Challenge.
Exactly reproduce the lines of the listing below from the one containing "Give me the Plotly.js source for this chart." through the one containing "Rio', 'Laughlin AFB'];". Skip the images.

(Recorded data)

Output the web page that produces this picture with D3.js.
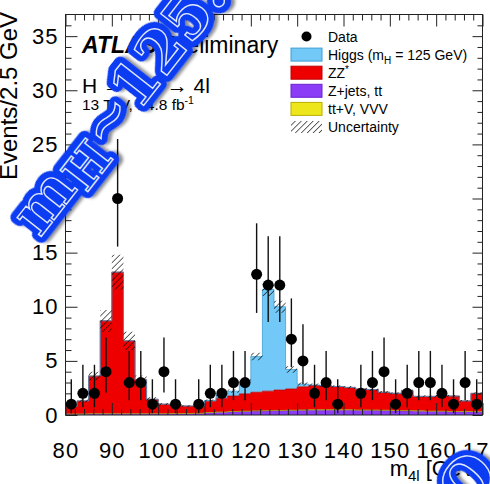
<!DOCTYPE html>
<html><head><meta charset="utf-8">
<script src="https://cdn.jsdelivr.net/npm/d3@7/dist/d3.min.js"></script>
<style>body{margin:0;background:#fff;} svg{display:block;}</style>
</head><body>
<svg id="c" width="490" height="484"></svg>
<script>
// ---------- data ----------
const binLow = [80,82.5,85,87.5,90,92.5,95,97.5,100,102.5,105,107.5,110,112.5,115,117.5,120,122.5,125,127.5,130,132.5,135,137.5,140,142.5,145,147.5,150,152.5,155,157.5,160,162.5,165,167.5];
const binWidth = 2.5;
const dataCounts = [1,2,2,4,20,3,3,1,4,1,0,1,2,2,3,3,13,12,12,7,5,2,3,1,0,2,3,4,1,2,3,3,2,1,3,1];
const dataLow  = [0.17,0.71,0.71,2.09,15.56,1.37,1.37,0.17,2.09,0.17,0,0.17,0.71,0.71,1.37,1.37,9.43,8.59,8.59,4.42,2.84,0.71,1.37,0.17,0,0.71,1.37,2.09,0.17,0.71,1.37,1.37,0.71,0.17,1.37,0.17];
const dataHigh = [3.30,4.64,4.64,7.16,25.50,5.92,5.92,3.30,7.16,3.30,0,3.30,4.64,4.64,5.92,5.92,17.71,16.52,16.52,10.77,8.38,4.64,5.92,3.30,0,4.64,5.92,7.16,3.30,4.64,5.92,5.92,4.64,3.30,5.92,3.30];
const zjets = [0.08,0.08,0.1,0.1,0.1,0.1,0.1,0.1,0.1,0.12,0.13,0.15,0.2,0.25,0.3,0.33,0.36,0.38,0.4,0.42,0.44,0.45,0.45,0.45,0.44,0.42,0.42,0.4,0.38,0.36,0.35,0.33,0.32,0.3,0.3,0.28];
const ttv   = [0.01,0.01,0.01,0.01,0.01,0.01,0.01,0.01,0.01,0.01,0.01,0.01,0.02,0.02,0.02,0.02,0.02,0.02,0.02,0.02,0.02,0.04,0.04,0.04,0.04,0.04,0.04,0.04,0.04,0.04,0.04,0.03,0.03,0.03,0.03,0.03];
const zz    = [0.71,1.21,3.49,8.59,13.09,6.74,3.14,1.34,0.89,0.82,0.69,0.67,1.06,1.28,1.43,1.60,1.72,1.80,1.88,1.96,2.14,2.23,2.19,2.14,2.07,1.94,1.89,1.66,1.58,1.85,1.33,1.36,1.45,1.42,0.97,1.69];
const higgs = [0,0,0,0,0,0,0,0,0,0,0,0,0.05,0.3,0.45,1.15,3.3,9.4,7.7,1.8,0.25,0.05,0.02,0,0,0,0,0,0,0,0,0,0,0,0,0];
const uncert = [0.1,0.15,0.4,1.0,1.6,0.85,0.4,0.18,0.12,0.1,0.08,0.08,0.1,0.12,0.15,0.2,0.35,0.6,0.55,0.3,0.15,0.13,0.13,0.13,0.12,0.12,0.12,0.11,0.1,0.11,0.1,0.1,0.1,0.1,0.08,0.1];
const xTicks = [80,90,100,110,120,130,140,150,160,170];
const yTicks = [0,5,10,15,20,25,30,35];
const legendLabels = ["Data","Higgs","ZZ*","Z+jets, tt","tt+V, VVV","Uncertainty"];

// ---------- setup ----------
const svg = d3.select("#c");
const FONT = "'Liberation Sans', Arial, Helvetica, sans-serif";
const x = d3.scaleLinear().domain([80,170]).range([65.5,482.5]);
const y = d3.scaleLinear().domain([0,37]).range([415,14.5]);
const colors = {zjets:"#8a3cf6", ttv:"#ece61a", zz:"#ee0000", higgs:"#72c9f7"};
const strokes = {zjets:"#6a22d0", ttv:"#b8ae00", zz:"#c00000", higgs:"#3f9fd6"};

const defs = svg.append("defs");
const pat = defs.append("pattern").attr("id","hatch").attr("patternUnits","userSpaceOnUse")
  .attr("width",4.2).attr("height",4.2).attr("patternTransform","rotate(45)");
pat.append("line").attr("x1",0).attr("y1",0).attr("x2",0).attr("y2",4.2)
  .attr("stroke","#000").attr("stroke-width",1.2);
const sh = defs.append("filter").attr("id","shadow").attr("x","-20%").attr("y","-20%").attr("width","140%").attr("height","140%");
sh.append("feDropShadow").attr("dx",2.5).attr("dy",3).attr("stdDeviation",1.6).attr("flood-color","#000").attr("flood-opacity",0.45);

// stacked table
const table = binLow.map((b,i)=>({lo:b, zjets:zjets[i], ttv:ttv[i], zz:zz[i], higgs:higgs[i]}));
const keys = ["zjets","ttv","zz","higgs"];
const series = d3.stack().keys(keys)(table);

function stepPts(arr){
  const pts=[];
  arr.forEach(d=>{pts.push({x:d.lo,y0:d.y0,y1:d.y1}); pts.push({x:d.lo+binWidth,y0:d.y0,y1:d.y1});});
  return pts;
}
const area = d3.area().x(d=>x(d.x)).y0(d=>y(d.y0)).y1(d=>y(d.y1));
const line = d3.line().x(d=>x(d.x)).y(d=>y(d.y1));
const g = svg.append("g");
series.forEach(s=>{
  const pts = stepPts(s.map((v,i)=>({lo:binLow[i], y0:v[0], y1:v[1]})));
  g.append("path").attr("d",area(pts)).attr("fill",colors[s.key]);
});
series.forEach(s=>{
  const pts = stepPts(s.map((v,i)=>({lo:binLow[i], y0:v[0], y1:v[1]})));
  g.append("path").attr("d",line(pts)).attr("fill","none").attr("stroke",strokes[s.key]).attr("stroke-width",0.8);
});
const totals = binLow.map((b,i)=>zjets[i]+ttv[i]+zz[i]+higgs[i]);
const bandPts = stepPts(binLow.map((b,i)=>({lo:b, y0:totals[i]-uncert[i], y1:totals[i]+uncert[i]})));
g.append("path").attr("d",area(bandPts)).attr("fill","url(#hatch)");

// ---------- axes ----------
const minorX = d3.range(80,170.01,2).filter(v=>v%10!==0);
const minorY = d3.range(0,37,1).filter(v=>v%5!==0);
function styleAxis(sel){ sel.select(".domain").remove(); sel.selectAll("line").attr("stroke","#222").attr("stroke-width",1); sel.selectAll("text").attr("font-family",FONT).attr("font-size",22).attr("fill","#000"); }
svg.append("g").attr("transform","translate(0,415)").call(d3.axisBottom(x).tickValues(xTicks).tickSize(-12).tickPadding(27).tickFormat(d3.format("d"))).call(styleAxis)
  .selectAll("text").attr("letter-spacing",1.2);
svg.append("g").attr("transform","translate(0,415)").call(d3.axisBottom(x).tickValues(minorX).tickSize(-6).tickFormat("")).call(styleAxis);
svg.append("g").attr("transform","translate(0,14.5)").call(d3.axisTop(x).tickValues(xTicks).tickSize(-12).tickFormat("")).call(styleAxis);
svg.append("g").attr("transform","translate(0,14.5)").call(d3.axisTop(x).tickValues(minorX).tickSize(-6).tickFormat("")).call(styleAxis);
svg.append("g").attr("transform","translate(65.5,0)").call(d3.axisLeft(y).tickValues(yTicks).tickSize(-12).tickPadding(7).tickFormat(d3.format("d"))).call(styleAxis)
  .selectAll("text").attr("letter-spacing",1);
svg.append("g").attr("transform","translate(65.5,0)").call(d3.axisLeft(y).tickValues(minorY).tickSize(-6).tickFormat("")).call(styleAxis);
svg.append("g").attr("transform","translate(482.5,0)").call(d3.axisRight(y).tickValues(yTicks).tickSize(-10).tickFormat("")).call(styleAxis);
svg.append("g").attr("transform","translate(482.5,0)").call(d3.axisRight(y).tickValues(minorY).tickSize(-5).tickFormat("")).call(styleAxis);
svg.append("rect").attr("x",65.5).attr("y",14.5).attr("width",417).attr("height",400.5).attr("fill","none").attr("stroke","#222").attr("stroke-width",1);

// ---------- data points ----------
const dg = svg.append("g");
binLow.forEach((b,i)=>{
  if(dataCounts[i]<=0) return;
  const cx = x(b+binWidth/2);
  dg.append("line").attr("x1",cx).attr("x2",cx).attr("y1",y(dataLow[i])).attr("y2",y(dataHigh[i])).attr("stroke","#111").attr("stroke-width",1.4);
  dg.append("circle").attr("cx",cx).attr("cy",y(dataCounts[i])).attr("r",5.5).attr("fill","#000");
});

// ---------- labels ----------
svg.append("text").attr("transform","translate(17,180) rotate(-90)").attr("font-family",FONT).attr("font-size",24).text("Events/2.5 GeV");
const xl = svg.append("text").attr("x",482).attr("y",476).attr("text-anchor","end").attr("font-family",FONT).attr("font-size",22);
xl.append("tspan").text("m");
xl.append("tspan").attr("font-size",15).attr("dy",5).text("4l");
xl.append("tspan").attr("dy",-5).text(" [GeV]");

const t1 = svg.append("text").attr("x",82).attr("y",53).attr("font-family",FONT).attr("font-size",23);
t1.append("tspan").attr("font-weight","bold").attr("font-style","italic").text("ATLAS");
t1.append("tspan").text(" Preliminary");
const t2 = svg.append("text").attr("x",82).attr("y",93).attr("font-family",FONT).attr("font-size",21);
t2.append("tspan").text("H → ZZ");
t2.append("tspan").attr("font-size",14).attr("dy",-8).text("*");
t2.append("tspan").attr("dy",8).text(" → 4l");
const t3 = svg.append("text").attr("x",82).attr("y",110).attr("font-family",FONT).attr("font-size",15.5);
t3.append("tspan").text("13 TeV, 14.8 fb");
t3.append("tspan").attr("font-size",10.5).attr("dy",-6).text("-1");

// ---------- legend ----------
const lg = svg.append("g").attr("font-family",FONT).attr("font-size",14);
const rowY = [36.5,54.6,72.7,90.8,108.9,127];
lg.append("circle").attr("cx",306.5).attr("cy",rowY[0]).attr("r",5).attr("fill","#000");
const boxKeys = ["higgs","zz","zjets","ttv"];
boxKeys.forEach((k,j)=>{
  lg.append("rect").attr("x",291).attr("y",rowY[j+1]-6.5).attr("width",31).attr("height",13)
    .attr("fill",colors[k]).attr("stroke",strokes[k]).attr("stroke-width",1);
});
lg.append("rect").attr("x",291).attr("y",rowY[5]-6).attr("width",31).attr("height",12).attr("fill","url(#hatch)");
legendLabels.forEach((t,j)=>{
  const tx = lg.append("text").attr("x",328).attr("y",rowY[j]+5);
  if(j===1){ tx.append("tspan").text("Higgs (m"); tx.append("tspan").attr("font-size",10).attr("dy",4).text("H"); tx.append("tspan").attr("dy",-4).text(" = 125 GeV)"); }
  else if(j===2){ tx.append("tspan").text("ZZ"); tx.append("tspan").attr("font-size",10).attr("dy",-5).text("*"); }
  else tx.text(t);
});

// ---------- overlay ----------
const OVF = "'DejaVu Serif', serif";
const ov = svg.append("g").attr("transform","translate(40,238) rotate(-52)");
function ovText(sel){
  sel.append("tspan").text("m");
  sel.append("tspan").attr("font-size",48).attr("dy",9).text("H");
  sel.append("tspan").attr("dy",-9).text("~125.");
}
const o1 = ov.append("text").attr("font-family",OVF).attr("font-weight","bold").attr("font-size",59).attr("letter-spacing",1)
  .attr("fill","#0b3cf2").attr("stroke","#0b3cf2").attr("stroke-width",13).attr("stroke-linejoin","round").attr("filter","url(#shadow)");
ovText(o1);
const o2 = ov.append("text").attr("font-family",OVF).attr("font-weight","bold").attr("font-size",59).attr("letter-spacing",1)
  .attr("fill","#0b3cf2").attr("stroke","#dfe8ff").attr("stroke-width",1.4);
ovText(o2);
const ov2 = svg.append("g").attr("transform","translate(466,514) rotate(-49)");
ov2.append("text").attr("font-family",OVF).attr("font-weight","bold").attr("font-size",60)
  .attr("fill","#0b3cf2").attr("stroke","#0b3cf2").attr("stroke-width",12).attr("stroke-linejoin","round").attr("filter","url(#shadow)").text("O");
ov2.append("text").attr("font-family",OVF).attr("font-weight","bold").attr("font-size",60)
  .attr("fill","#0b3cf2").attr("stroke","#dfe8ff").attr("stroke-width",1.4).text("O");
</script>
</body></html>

==

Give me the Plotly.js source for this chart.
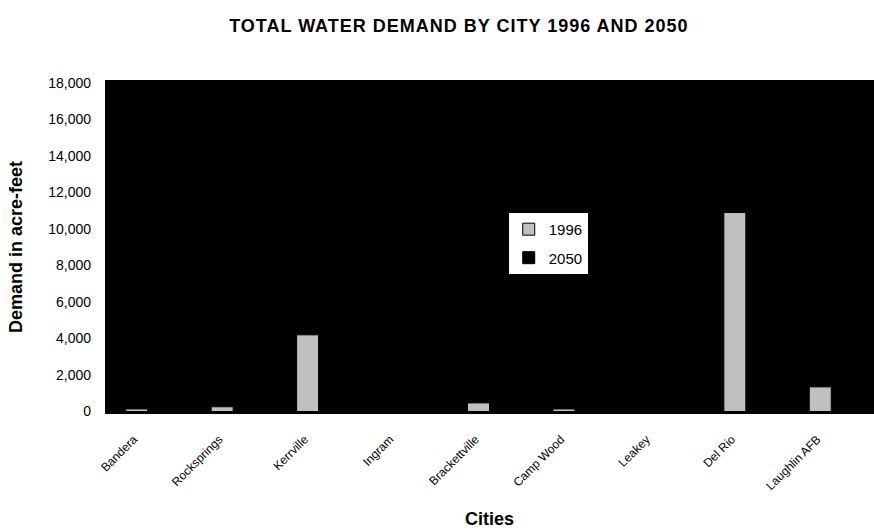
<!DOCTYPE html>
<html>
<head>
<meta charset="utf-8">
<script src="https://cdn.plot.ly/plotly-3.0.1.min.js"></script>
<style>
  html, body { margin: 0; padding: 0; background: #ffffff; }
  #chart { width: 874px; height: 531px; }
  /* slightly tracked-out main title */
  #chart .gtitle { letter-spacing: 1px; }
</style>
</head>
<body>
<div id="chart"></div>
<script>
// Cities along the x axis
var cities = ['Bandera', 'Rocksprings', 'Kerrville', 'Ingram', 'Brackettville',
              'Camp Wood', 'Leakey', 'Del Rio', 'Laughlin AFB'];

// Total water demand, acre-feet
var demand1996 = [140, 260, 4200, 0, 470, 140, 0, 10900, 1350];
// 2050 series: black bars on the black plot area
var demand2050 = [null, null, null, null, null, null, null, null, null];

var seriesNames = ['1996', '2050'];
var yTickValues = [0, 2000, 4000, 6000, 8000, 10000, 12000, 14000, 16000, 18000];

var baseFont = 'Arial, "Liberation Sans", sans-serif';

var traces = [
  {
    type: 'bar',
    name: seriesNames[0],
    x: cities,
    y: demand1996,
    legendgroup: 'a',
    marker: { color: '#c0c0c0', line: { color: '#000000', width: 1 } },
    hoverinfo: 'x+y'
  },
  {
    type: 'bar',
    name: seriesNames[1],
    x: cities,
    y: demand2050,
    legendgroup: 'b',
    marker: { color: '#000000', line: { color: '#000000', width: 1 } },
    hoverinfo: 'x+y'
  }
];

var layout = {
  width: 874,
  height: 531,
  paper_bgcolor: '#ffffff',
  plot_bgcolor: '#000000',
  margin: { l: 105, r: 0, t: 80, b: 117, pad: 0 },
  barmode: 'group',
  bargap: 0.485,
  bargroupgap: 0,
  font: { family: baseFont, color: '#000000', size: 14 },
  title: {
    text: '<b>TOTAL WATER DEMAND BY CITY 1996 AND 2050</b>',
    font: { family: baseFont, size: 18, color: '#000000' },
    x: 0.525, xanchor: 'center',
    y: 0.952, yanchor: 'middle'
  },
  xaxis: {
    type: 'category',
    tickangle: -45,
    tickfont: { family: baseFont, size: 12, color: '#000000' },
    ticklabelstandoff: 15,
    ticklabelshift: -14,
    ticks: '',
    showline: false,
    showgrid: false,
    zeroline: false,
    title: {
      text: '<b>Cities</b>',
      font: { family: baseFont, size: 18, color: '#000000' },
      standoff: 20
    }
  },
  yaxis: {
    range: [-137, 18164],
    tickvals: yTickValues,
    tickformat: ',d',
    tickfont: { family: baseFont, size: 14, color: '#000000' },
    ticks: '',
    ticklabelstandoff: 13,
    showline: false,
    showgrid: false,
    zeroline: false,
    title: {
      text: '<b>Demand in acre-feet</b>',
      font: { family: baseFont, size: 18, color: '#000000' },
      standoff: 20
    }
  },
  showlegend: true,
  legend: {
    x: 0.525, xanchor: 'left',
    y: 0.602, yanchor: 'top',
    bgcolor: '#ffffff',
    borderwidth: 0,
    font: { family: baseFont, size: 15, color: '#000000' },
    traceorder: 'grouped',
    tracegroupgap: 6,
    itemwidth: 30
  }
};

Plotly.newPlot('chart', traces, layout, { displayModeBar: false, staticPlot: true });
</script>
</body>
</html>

Complete output.
Give me the Plotly.js source for this chart.
<!DOCTYPE html>
<html>
<head>
<meta charset="utf-8">
<script src="https://cdn.plot.ly/plotly-3.0.1.min.js"></script>
<style>
  html, body { margin: 0; padding: 0; background: #ffffff; }
  #chart { width: 874px; height: 531px; }
  /* slightly tracked-out main title */
  #chart .gtitle { letter-spacing: 1px; }
</style>
</head>
<body>
<div id="chart"></div>
<script>
// Cities along the x axis
var cities = ['Bandera', 'Rocksprings', 'Kerrville', 'Ingram', 'Brackettville',
              'Camp Wood', 'Leakey', 'Del Rio', 'Laughlin AFB'];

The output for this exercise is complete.